Goal of the exercise. Your task is to reproduce word for word the lines running from the line containing "Reproduce this chart with matplotlib." to the line containing "ax.set_ylim(6.895, -0.54)", inclusive. Nothing else belongs in the answer.

^^^^^^^^^^^^^^^^

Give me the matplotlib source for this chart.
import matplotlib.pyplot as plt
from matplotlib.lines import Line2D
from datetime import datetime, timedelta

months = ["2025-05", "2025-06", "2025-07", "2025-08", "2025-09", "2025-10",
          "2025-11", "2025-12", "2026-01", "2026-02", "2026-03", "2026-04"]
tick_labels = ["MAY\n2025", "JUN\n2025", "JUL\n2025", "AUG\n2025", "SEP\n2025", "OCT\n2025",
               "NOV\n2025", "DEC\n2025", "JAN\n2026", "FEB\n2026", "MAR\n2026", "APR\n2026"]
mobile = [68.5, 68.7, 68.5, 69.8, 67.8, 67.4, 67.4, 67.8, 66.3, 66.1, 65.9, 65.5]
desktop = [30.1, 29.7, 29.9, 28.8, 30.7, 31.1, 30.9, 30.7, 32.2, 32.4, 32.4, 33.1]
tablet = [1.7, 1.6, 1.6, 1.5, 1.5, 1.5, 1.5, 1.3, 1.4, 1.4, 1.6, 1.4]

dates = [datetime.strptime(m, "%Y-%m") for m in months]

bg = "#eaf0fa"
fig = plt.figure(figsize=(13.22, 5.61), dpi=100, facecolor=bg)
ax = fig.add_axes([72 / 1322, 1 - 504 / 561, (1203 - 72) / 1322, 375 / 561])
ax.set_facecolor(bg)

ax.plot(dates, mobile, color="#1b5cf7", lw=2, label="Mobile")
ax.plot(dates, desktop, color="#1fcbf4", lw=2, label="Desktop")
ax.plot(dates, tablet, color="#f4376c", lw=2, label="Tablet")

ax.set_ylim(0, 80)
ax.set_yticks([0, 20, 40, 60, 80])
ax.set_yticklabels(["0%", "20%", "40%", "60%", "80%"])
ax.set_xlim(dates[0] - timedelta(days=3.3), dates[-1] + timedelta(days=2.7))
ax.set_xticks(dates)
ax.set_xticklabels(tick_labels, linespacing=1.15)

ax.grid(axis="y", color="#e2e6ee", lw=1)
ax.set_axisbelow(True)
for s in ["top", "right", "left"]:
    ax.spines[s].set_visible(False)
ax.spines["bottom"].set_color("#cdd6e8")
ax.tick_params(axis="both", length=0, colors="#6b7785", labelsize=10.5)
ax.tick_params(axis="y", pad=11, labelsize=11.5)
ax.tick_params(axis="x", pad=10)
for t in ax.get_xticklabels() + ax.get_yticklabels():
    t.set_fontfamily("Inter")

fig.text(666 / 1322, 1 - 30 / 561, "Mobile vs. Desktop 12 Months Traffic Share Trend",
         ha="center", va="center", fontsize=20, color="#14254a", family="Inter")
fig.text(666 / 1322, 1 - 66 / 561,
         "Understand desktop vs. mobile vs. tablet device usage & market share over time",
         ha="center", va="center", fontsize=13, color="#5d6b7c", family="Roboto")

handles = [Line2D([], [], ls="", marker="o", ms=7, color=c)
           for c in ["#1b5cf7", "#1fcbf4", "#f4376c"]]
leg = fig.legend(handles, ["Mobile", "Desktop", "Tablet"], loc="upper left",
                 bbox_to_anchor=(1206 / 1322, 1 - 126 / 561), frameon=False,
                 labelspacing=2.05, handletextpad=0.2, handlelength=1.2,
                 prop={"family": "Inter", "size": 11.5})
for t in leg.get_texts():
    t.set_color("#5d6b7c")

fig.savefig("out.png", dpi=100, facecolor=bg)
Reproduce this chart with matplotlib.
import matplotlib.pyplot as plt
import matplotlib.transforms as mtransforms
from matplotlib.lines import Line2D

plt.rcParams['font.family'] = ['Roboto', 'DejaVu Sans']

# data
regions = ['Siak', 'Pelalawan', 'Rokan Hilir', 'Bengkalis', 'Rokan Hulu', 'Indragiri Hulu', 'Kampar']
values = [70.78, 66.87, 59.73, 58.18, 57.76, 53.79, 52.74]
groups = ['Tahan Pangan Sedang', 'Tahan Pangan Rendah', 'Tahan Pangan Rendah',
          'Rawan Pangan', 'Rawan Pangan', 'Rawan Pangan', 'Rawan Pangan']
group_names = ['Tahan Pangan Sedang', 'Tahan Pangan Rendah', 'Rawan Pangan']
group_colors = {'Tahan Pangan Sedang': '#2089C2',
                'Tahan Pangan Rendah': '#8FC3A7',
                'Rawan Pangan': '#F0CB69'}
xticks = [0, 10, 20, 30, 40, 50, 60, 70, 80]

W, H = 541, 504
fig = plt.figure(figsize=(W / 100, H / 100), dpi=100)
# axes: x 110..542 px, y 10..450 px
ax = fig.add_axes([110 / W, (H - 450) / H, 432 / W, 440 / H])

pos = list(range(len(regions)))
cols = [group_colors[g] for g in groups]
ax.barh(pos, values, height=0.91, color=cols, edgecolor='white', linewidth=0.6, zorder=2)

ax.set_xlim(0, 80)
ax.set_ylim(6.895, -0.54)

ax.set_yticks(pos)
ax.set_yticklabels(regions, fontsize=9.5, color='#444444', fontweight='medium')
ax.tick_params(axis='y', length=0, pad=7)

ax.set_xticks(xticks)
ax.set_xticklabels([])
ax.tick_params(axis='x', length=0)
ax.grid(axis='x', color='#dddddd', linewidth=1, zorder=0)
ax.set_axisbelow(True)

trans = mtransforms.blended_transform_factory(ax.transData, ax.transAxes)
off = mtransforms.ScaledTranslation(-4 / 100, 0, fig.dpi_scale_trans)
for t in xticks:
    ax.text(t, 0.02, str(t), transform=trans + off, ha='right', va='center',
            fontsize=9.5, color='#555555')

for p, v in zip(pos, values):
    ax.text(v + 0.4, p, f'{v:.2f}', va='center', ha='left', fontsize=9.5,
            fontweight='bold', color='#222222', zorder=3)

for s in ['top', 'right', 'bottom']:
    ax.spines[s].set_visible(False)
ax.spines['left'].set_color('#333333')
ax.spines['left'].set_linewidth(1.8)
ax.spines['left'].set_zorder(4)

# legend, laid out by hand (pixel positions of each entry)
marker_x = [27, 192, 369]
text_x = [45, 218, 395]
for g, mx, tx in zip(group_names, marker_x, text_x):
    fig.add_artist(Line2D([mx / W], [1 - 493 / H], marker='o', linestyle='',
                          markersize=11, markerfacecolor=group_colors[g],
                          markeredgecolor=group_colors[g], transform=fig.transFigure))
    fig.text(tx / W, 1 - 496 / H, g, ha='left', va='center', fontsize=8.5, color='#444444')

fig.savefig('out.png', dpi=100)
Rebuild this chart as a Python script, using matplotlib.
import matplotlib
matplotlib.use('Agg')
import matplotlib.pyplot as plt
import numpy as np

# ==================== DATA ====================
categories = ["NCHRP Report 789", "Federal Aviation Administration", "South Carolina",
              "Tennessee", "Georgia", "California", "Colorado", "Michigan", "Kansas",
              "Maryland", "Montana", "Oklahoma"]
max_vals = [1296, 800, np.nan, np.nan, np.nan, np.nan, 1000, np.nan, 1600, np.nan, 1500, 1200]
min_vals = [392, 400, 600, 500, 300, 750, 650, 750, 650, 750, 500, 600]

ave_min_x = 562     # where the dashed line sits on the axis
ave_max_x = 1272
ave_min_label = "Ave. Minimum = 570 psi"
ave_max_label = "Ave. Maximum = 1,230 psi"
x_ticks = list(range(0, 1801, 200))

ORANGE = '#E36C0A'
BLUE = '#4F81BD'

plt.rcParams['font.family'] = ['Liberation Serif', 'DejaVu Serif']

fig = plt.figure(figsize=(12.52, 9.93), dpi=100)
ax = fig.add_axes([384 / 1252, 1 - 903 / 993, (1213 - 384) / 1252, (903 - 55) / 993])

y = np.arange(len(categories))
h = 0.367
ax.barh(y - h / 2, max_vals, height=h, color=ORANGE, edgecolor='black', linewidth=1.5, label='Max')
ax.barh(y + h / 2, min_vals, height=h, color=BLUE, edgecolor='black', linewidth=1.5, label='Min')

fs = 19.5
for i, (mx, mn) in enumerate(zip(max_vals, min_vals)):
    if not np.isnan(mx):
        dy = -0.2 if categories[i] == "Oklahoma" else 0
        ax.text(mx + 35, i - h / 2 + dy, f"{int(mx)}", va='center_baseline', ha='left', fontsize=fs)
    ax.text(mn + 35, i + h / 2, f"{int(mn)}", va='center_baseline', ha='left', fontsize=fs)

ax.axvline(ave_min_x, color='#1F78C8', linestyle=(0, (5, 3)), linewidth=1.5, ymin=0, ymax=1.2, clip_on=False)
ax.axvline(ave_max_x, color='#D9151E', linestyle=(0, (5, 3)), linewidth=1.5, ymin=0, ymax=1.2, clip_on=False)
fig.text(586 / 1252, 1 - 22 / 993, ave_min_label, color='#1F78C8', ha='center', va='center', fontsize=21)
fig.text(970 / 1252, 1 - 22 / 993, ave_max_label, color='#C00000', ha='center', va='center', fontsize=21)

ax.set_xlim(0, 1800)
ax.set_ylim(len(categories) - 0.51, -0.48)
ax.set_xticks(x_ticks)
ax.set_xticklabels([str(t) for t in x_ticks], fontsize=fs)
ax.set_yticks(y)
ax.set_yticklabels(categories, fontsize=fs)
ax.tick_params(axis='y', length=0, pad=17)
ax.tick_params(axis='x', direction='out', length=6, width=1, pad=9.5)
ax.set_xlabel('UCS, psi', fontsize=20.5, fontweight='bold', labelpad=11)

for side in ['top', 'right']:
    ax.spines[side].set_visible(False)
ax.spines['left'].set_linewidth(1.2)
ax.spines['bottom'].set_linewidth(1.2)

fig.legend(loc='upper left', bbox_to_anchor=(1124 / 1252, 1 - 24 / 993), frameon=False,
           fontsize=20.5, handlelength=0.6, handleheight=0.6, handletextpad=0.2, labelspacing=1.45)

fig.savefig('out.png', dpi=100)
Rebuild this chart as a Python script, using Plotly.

^^^^^^^^^^^^^^^^

Exercise output.
Reproduce this chart with matplotlib.
import matplotlib.pyplot as plt
import matplotlib.transforms as mtransforms
from matplotlib.lines import Line2D

plt.rcParams['font.family'] = ['Roboto', 'DejaVu Sans']

# data
regions = ['Siak', 'Pelalawan', 'Rokan Hilir', 'Bengkalis', 'Rokan Hulu', 'Indragiri Hulu', 'Kampar']
values = [70.78, 66.87, 59.73, 58.18, 57.76, 53.79, 52.74]
groups = ['Tahan Pangan Sedang', 'Tahan Pangan Rendah', 'Tahan Pangan Rendah',
          'Rawan Pangan', 'Rawan Pangan', 'Rawan Pangan', 'Rawan Pangan']
group_names = ['Tahan Pangan Sedang', 'Tahan Pangan Rendah', 'Rawan Pangan']
group_colors = {'Tahan Pangan Sedang': '#2089C2',
                'Tahan Pangan Rendah': '#8FC3A7',
                'Rawan Pangan': '#F0CB69'}
xticks = [0, 10, 20, 30, 40, 50, 60, 70, 80]

W, H = 541, 504
fig = plt.figure(figsize=(W / 100, H / 100), dpi=100)
# axes: x 110..542 px, y 10..450 px
ax = fig.add_axes([110 / W, (H - 450) / H, 432 / W, 440 / H])

pos = list(range(len(regions)))
cols = [group_colors[g] for g in groups]
ax.barh(pos, values, height=0.91, color=cols, edgecolor='white', linewidth=0.6, zorder=2)

ax.set_xlim(0, 80)
ax.set_ylim(6.895, -0.54)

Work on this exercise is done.